TO BE DONE »
Everything from the first line of the data through the line with "c_node_size = [32, 19, 20, 20, 40, 77, 43, 30, 38]" is to be echoed exactly, minus the pictures.
### DATASET SECTION
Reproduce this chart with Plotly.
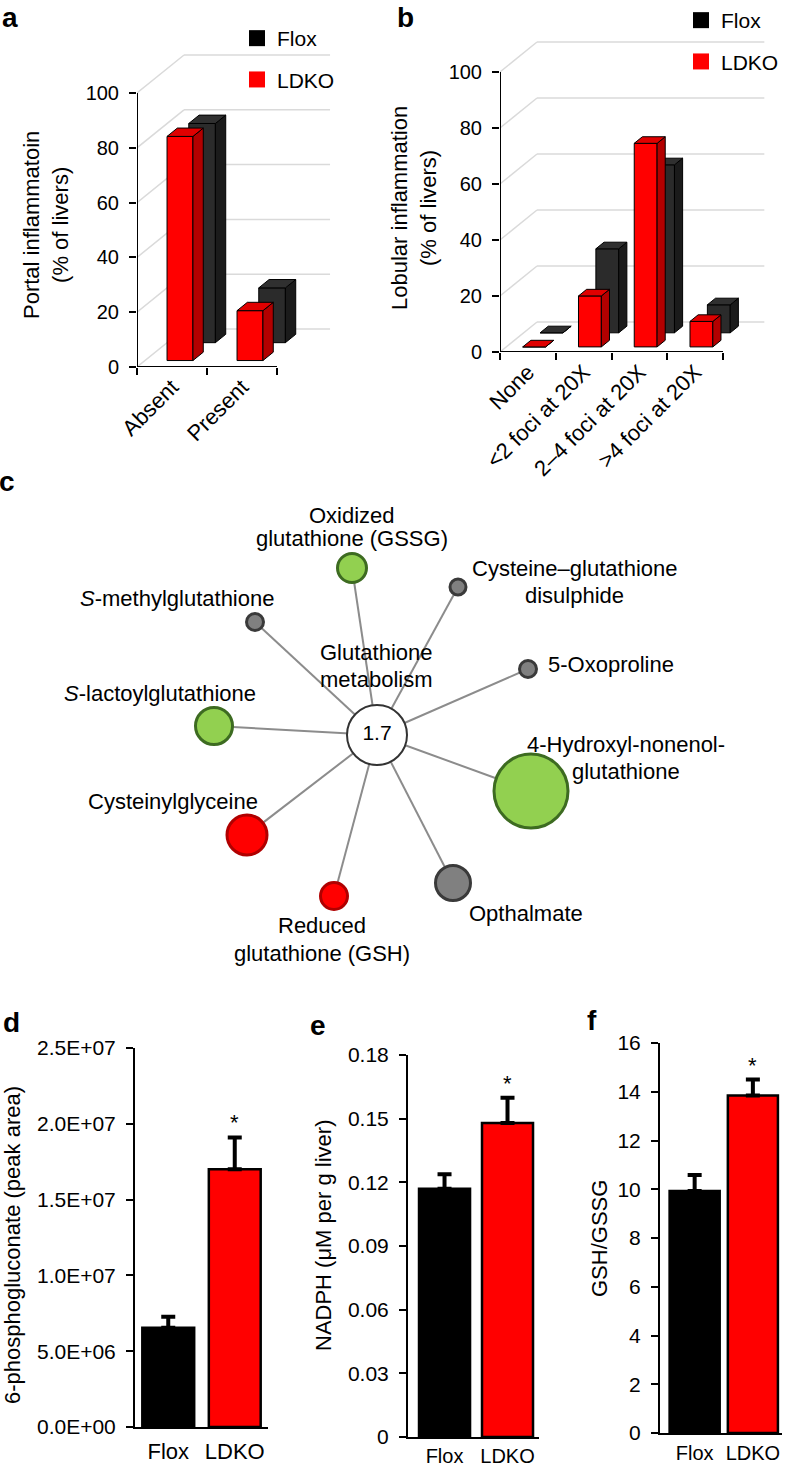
import plotly.graph_objects as go

W, H = 788, 1466
FONT = "Liberation Sans, Arial, sans-serif"

# ---------------- data ----------------
# panel a
a_categories = ["Absent", "Present"]
a_flox = [80.0, 20.0]
a_ldko = [81.8, 18.2]
a_yticks = [0, 20, 40, 60, 80, 100]

# panel b
b_categories = ["None", "&lt;2 foci at 20X", "2–4 foci at 20X", "&gt;4 foci at 20X"]
b_flox = [0.0, 30.0, 60.0, 10.0]
b_ldko = [0.0, 18.2, 72.7, 9.1]
b_yticks = [0, 20, 40, 60, 80, 100]

# panel c (network)
c_center_label = "1.7"
c_nodes = ["Oxidized glutathione (GSSG)", "Cysteine–glutathione disulphide",
           "S-methylglutathione", "5-Oxoproline", "S-lactoylglutathione",
           "4-Hydroxyl-nonenol-glutathione", "Cysteinylglyceine",
           "Reduced glutathione (GSH)", "Opthalmate"]
c_direction = ["decrease", "ns", "ns", "ns", "decrease", "decrease",
               "increase", "increase", "ns"]
c_node_size = [32, 19, 20, 20, 40, 77, 43, 30, 38]

# panels d, e, f
groups = ["Flox", "LDKO"]
d_means = [6.55e6, 1.70e7]
d_err = [0.72e6, 2.1e6]
d_yticks = [0, 5e6, 1e7, 1.5e7, 2e7, 2.5e7]
d_yticktext = ["0.0E+00", "5.0E+06", "1.0E+07", "1.5E+07", "2.0E+07", "2.5E+07"]

e_means = [0.117, 0.148]
e_err = [0.0068, 0.0118]
e_yticks = [0, 0.03, 0.06, 0.09, 0.12, 0.15, 0.18]
e_yticktext = ["0", "0.03", "0.06", "0.09", "0.12", "0.15", "0.18"]

f_means = [9.93, 13.85]
f_err = [0.65, 0.65]
f_yticks = [0, 2, 4, 6, 8, 10, 12, 14, 16]

# ---------------- layout helpers ----------------
def px(x):
    return x / W

def py(y):
    return 1 - y / H

RED = "#FF0000"
FLOX_FACES = ("#2B2B2B", "#1B1B1B", "#303030")
LDKO_FACES = ("#FF0000", "#B30000", "#E00000")

fig = go.Figure()


def setup_3d_panel(n, xa, ya, x0px, ppx, y0px, ppy, right_px, top_px,
                   categories, yticks, DX, DY):
    xr = (right_px - x0px) / ppx
    yr = (y0px - top_px) / ppy
    xkey = "xaxis" + ("" if xa == "x" else xa[1:])
    ykey = "yaxis" + ("" if ya == "y" else ya[1:])
    fig.layout[xkey] = dict(
        domain=[px(x0px), px(right_px)], range=[0, xr], anchor=ya, automargin=False,
        showgrid=False, zeroline=False, showline=False,
        tickvals=[i + 0.5 for i in range(n)], ticktext=categories,
        ticks="", tickangle=-45, ticklabelstandoff=2,
        tickfont=dict(size=22, color="black", family=FONT),
        minor=dict(tickvals=list(range(n + 1)), ticks="outside", ticklen=7,
                   tickwidth=2, tickcolor="black", showgrid=False),
        fixedrange=True)
    fig.layout[ykey] = dict(
        domain=[py(y0px), py(top_px)], range=[0, yr], anchor=xa, automargin=False,
        showgrid=False, zeroline=False, showline=False,
        tickvals=yticks, ticks="outside", ticklen=7, tickwidth=2,
        tickcolor="black", ticklabelstandoff=6,
        tickfont=dict(size=20, color="black", family=FONT), fixedrange=True)
    # back-wall gridlines and side diagonals
    for t in yticks:
        fig.add_shape(type="line", xref=xa, yref=ya, x0=0, y0=t, x1=DX, y1=t + DY,
                      line=dict(color="#DADADA", width=1.5), layer="below")
        fig.add_shape(type="line", xref=xa, yref=ya, x0=DX, y0=t + DY, x1=xr * 0.99,
                      y1=t + DY, line=dict(color="#DADADA", width=1.5), layer="below")


def add_axis_lines(xa, ya, n, yticks):
    fig.add_trace(go.Scatter(x=[0, n], y=[0, 0], mode="lines", xaxis=xa, yaxis=ya,
                             line=dict(color="black", width=2), cliponaxis=False,
                             showlegend=False, hoverinfo="skip"))
    fig.add_trace(go.Scatter(x=[0, 0], y=[0, max(yticks)], mode="lines", xaxis=xa,
                             yaxis=ya, line=dict(color="black", width=2),
                             cliponaxis=False, showlegend=False, hoverinfo="skip"))


def poly(xa, ya, xs, ys, color):
    fig.add_trace(go.Scatter(x=xs + [xs[0]], y=ys + [ys[0]], fill="toself",
                             fillcolor=color, mode="lines",
                             line=dict(color="black", width=1), xaxis=xa, yaxis=ya,
                             showlegend=False, hoverinfo="skip"))


def add_3d_row(xa, ya, values, depth0, faces, DX, DY, width, thick):
    """Oblique-projection 3D columns; every face is computed from the values."""
    front, side, top = faces
    base = depth0 * DY
    ddx, ddy = thick * DX, thick * DY
    for i, v in enumerate(values):
        xc = i + 0.5 + depth0 * DX
        xl, xrt = xc - width / 2, xc + width / 2
        y0, y1 = base, base + v
        poly(xa, ya, [xl, xrt, xrt, xl], [y0, y0, y1, y1], front)
        poly(xa, ya, [xrt, xrt + ddx, xrt + ddx, xrt], [y0, y0 + ddy, y1 + ddy, y1], side)
        poly(xa, ya, [xl, xrt, xrt + ddx, xl + ddx], [y1, y1, y1 + ddy, y1 + ddy], top)


def add_legend_items(xa, ya, legend_name):
    fig.add_trace(go.Scatter(x=[None], y=[None], mode="markers", name="Flox",
                             marker=dict(symbol="square", size=16, color="black"),
                             xaxis=xa, yaxis=ya, legend=legend_name,
                             legendgroup=legend_name + "f"))
    fig.add_trace(go.Scatter(x=[None], y=[None], mode="markers", name="LDKO",
                             marker=dict(symbol="square", size=16, color=RED),
                             xaxis=xa, yaxis=ya, legend=legend_name,
                             legendgroup=legend_name + "l"))


# ---------------- panel a ----------------
A_DX, A_DY = 47 / 70, 38 / 2.74
setup_3d_panel(2, "x", "y", 137, 70, 367, 2.74, 332, 40, a_categories, a_yticks, A_DX, A_DY)
add_3d_row("x", "y", a_flox, 0.64, FLOX_FACES, A_DX, A_DY, 0.38, 0.22)
add_3d_row("x", "y", a_ldko, 0.17, LDKO_FACES, A_DX, A_DY, 0.37, 0.22)
add_axis_lines("x", "y", 2, a_yticks)
add_legend_items("x", "y", "legend")

# ---------------- panel b ----------------
B_DX, B_DY = 37 / 55.75, 30 / 2.8
setup_3d_panel(4, "x2", "y2", 500, 55.75, 352, 2.8, 767, 30, b_categories, b_yticks, B_DX, B_DY)
add_3d_row("x2", "y2", b_flox, 0.64, FLOX_FACES, B_DX, B_DY, 0.41, 0.22)
add_3d_row("x2", "y2", b_ldko, 0.17, LDKO_FACES, B_DX, B_DY, 0.41, 0.22)
add_axis_lines("x2", "y2", 4, b_yticks)
add_legend_items("x2", "y2", "legend2")

# ---------------- panel c ----------------
C_TOP, C_BOT = 462, 980
fig.layout["xaxis3"] = dict(domain=[0, 1], range=[0, W], visible=False, anchor="y3",
                            automargin=False, fixedrange=True)
fig.layout["yaxis3"] = dict(domain=[py(C_BOT), py(C_TOP)], range=[C_BOT, C_TOP],
                            visible=False, anchor="x3", automargin=False,
                            fixedrange=True)
# network layout (positions of nodes in the diagram)
c_center_xy = (377, 735)
c_node_x = [352, 458, 255, 528, 214, 531, 247, 334, 453]
c_node_y = [568, 587, 622, 669, 726, 791, 835, 896, 883]
dir_fill = {"decrease": "#92D050", "ns": "#808080", "increase": "#FF0000"}
dir_line = {"decrease": "#3D6B21", "ns": "#3A3A3A", "increase": "#B00000"}

ex, ey = [], []
for nx_, ny_ in zip(c_node_x, c_node_y):
    ex += [c_center_xy[0], nx_, None]
    ey += [c_center_xy[1], ny_, None]
fig.add_trace(go.Scatter(x=ex, y=ey, mode="lines", line=dict(color="#8C8C8C", width=2),
                         xaxis="x3", yaxis="y3", showlegend=False, hoverinfo="skip"))
LW = 3
fig.add_trace(go.Scatter(
    x=c_node_x, y=c_node_y, mode="markers", xaxis="x3", yaxis="y3",
    text=c_nodes, hoverinfo="text", showlegend=False,
    marker=dict(size=[s - LW for s in c_node_size],
                color=[dir_fill[d] for d in c_direction],
                line=dict(color=[dir_line[d] for d in c_direction], width=LW),
                opacity=1)))
fig.add_trace(go.Scatter(
    x=[c_center_xy[0]], y=[c_center_xy[1]], mode="markers+text", xaxis="x3", yaxis="y3",
    text=[c_center_label], textposition="middle center",
    textfont=dict(size=21, color="black", family=FONT), showlegend=False,
    hoverinfo="skip",
    marker=dict(size=60, color="white", line=dict(color="#333333", width=2))))

c_label_lines = [
    ("Oxidized", 352, 515), ("glutathione (GSSG)", 352, 538),
    ("Cysteine–glutathione", 574, 568), ("disulphide", 574, 595),
    ("<i>S</i>-methylglutathione", 177, 598),
    ("Glutathione", 376, 652), ("metabolism", 376, 679),
    ("5-Oxoproline", 611, 664),
    ("<i>S</i>-lactoylglutathione", 160, 693),
    ("4-Hydroxyl-nonenol-", 626, 744), ("glutathione", 626, 771),
    ("Cysteinylglyceine", 173, 801),
    ("Opthalmate", 526, 913),
    ("Reduced", 322, 925), ("glutathione (GSH)", 322, 953),
]
for txt, lx, ly in c_label_lines:
    fig.add_annotation(x=lx, y=ly, xref="x3", yref="y3", text=txt, showarrow=False,
                       xanchor="center", yanchor="middle",
                       font=dict(size=22, color="black", family=FONT))

# ---------------- panels d, e, f ----------------
def bar_panel(xa, ya, xl_px, xr_px, ytop_px, y0_px, xrange, ymax, means, errs,
              yticks, yticktext, width, xstandoff, xfont):
    xkey = "xaxis" + xa[1:]
    ykey = "yaxis" + ya[1:]
    fig.layout[xkey] = dict(domain=[px(xl_px), px(xr_px)], range=xrange, anchor=ya,
                            type="category", showgrid=False, zeroline=False,
                            automargin=False,
                            showline=True, linecolor="black", linewidth=2, ticks="",
                            ticklabelstandoff=xstandoff,
                            tickfont=dict(size=xfont, color="black", family=FONT),
                            fixedrange=True)
    fig.layout[ykey] = dict(domain=[py(y0_px), py(ytop_px)], range=[0, ymax], anchor=xa,
                            showgrid=False, zeroline=False, showline=True,
                            automargin=False,
                            linecolor="black", linewidth=2, ticks="outside", ticklen=7,
                            tickwidth=2, tickcolor="black", tickvals=yticks,
                            ticktext=yticktext, ticklabelstandoff=6,
                            tickfont=dict(size=21, color="black", family=FONT),
                            fixedrange=True)
    fig.add_trace(go.Bar(
        x=groups, y=means, width=width, xaxis=xa, yaxis=ya, showlegend=False,
        marker=dict(color=["black", RED], line=dict(color="black", width=2.5)),
        error_y=dict(type="data", array=errs, arrayminus=[0] * len(errs),
                     symmetric=False, color="black", thickness=4, width=7)))
    fig.add_annotation(x=groups[1], y=means[1] + errs[1], xref=xa, yref=ya, text="*",
                       showarrow=False, xanchor="center", yanchor="bottom",
                       font=dict(size=22, color="black", family=FONT))


bar_panel("x4", "y4", 135, 268, 1048, 1427, [-0.5, 1.5], 2.5e7, d_means, d_err,
          d_yticks, d_yticktext, 0.78, 4, 22)
bar_panel("x5", "y5", 408, 539, 1055, 1437, [-0.58, 1.5], 0.18, e_means, e_err,
          e_yticks, e_yticktext, 0.81, 0, 20)
bar_panel("x6", "y6", 660, 782, 1043, 1433, [-0.595, 1.5], 16, f_means, f_err,
          f_yticks, [str(v) for v in f_yticks], 0.86, 1, 20)

# ---------------- axis titles ----------------
def ytitle(text, xpx, ypx, size=22):
    fig.add_annotation(x=px(xpx), y=py(ypx), xref="paper", yref="paper", text=text,
                       textangle=-90, showarrow=False, xanchor="center",
                       yanchor="middle", font=dict(size=size, color="black", family=FONT))

ytitle("Portal inflammatoin<br>(% of livers)", 46, 225)
ytitle("Lobular inflammation<br>(% of livers)", 414, 208)
ytitle("6-phosphogluconate (peak area)", 12, 1245)
ytitle("NADPH (μM per g liver)", 323, 1236)
ytitle("GSH/GSSG", 599, 1239)

# ---------------- panel letters ----------------
for letter, lx, ly in [("a", 10, 18), ("b", 405, 18), ("c", 7, 482),
                       ("d", 11, 1022), ("e", 318, 1025), ("f", 592, 1020)]:
    fig.add_annotation(x=px(lx), y=py(ly), xref="paper", yref="paper",
                       text="<b>" + letter + "</b>", showarrow=False,
                       xanchor="center", yanchor="middle",
                       font=dict(size=28, color="black", family=FONT))

legend_common = dict(xanchor="left", yanchor="top", bgcolor="rgba(0,0,0,0)",
                     font=dict(size=21, color="black", family=FONT),
                     traceorder="grouped", tracegroupgap=11, borderwidth=0)
fig.update_layout(
    template="none",
    width=W, height=H, margin=dict(l=0, r=0, t=0, b=0, pad=0, autoexpand=False),
    paper_bgcolor="white", plot_bgcolor="white", barmode="overlay",
    showlegend=True,
    legend=dict(x=px(237), y=py(18), **legend_common),
    legend2=dict(x=px(681), y=py(0), **legend_common),
    font=dict(family=FONT, color="black"),
)

fig.write_html(
    "out.html",
    config={"displayModeBar": False, "staticPlot": False},
    post_script="document.body.style.margin='0px';document.body.style.overflow='hidden';",
)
######
SOLUTION TO THIS EXERCISE »
Reproduce this chart with Plotly.
import plotly.graph_objects as go

W, H = 788, 1466
FONT = "Liberation Sans, Arial, sans-serif"

# ---------------- data ----------------
# panel a
a_categories = ["Absent", "Present"]
a_flox = [80.0, 20.0]
a_ldko = [81.8, 18.2]
a_yticks = [0, 20, 40, 60, 80, 100]

# panel b
b_categories = ["None", "&lt;2 foci at 20X", "2–4 foci at 20X", "&gt;4 foci at 20X"]
b_flox = [0.0, 30.0, 60.0, 10.0]
b_ldko = [0.0, 18.2, 72.7, 9.1]
b_yticks = [0, 20, 40, 60, 80, 100]

# panel c (network)
c_center_label = "1.7"
c_nodes = ["Oxidized glutathione (GSSG)", "Cysteine–glutathione disulphide",
           "S-methylglutathione", "5-Oxoproline", "S-lactoylglutathione",
           "4-Hydroxyl-nonenol-glutathione", "Cysteinylglyceine",
           "Reduced glutathione (GSH)", "Opthalmate"]
c_direction = ["decrease", "ns", "ns", "ns", "decrease", "decrease",
               "increase", "increase", "ns"]
c_node_size = [32, 19, 20, 20, 40, 77, 43, 30, 38]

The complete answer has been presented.